Target code generation. The final phase of compilation is to generate target code from the IR. This phase typically involves selecting concrete machine instructions (such as x86 opcodes), and determining which variables will be stored in memory (which is slow to access) vs. processor registers (which are fast to access but limited in number). As part of code generation, a compiler therefore attempts to optimize the performance of the target code. Some examples of optimizations include:
eliminating array bounds checks, if they are provably guaranteed to succeed;
eliminating redundant computations;
replacing a function call with the body of the function itself, suitably instantiated on the arguments, to eliminate the overhead of calling and returning; and
re-ordering machine instructions so that (e.g.) slow reads from memory are begun before their results are needed, and doing other instructions in the meanwhile that do not need the result of the read.
Groups of Phases. The phases of compilation can be grouped into two or three pieces:
The front end of the compiler does lexing, parsing, and semantic analysis. It produces an AST and associated symbol tables. It transforms the AST into an IR.
The middle end (if it exists) of the compiler operates on the IR. Usually this involves performing optimizations that are independent of the target language.
The back end of the compiler does code generation, including further optimization.
Interpretation Phases.
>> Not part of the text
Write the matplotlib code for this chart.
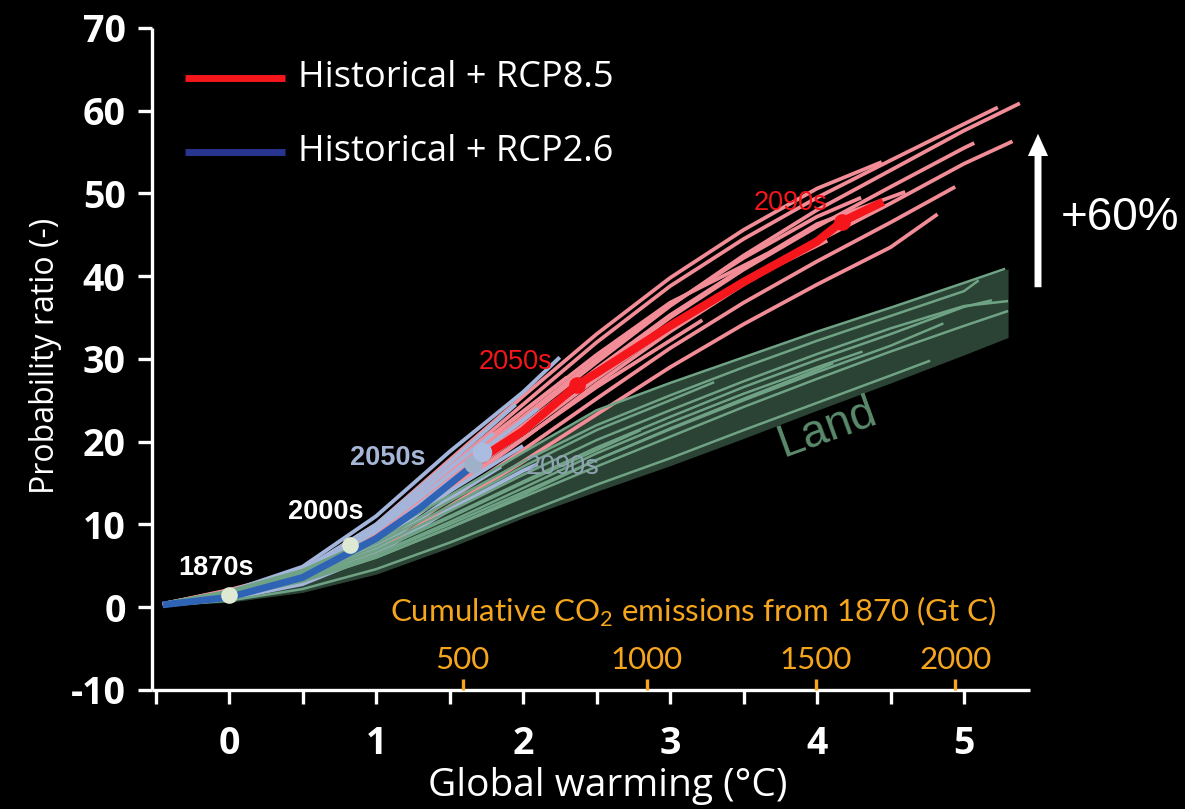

An interpreter works like the front (and possibly middle) end of a compiler. That is, an interpreter does lexing, parsing, and semantic analysis. It might then immediately begin executing the AST, or it might transform the AST into an IR and begin executing the IR.
In the rest of this book, we are going to focus on interpreters. We’ll ignore IRs and code generation, and instead study how to directly execute the AST.
Because of the additional tooling required, the code in this chapter is not runnable in a browser like previous chapters. But we do provide downloadable code for each interpreter implemented here.